Engineering experts at the University of Hong Kong (HKU) have created an origami microfluidic system that can adapt to changes in the environment, such as temperature, light intensity, and humidity. The device’s responsive movement follows the preset origami folds thanks to its foldable design. This ground-breaking engineering concept was featured on the cover of Science Advances. The research team was supervised by Professor Anderson Ho Cheung Shum and led by Dr. Yi Pan from the Department of Mechanical Engineering at HKU.
To underscore the tight connection between its change and the origami structure, the research team termed the transformable microfluidic device ‘TransfOrigami microfluidics’ (TOM). For many years, the microchannel structure of microfluidic devices remained restricted to a 2D plane. TOM is a one-of-a-kind 3D microfluidic structure developed by the HKU research team that responds to environmental stimuli by folding like a clover plant.
“TOM can be used as an environmentally adaptive photomicroreactor. It senses the environmental stimuli and feeds them back positively into the microfluid that is undergoing photosynthesis through the morphological transformation,” said Dr. Pan. “When the external environment is suitable for photosynthesis, for example, on a sunny day, the device unfolds to promote photosynthesis. When the external environment is not conducive to photosynthesis, such as on a rainy day, the device folds to slow down the photosynthesis,” he added.

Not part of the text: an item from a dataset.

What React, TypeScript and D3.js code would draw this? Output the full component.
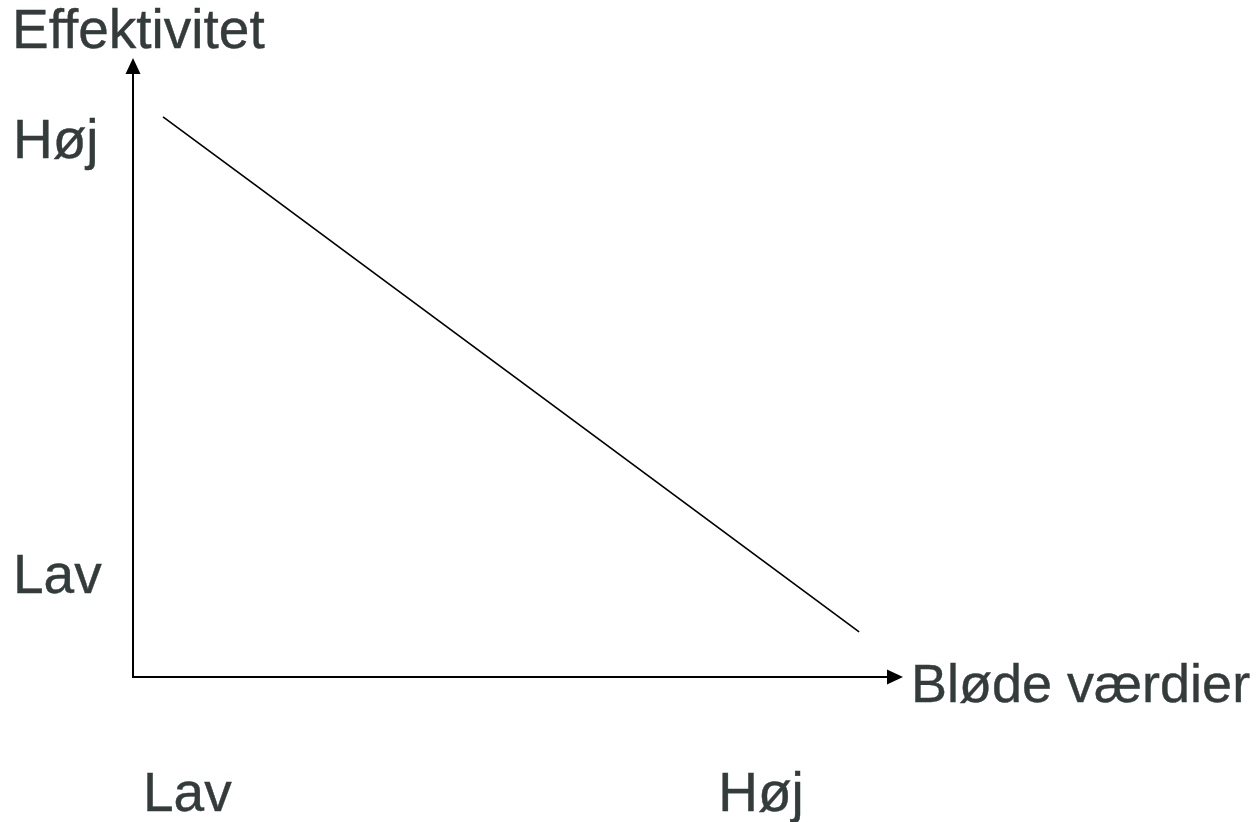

TOM, along with organs-on-chips, could be used to develop a dynamic artificial vascular network. “As we know, living organisms are normally dynamic and have a certain moving rhythm. When the developed organ chip is equipped with the function of responsive movement, it will be closer to the real living organism, which may help us to simulate the function of organs in microfluidic devices (organs-on-chips) more effectively,” said Professor Shum.
Also, shape-adaptive flexible electronics could be created using TOM and flexible electronics. “The surface of the human body is mostly curved. In wearable flexible electronics, the surface conformity between the device and the human body will affect the efficiency of signal induction. If the flexible electronics can deform in response to the stimulus, they may help the device to transform better into the shape of human body surface to improve the performance of flexible electronics,” Professor Shum added.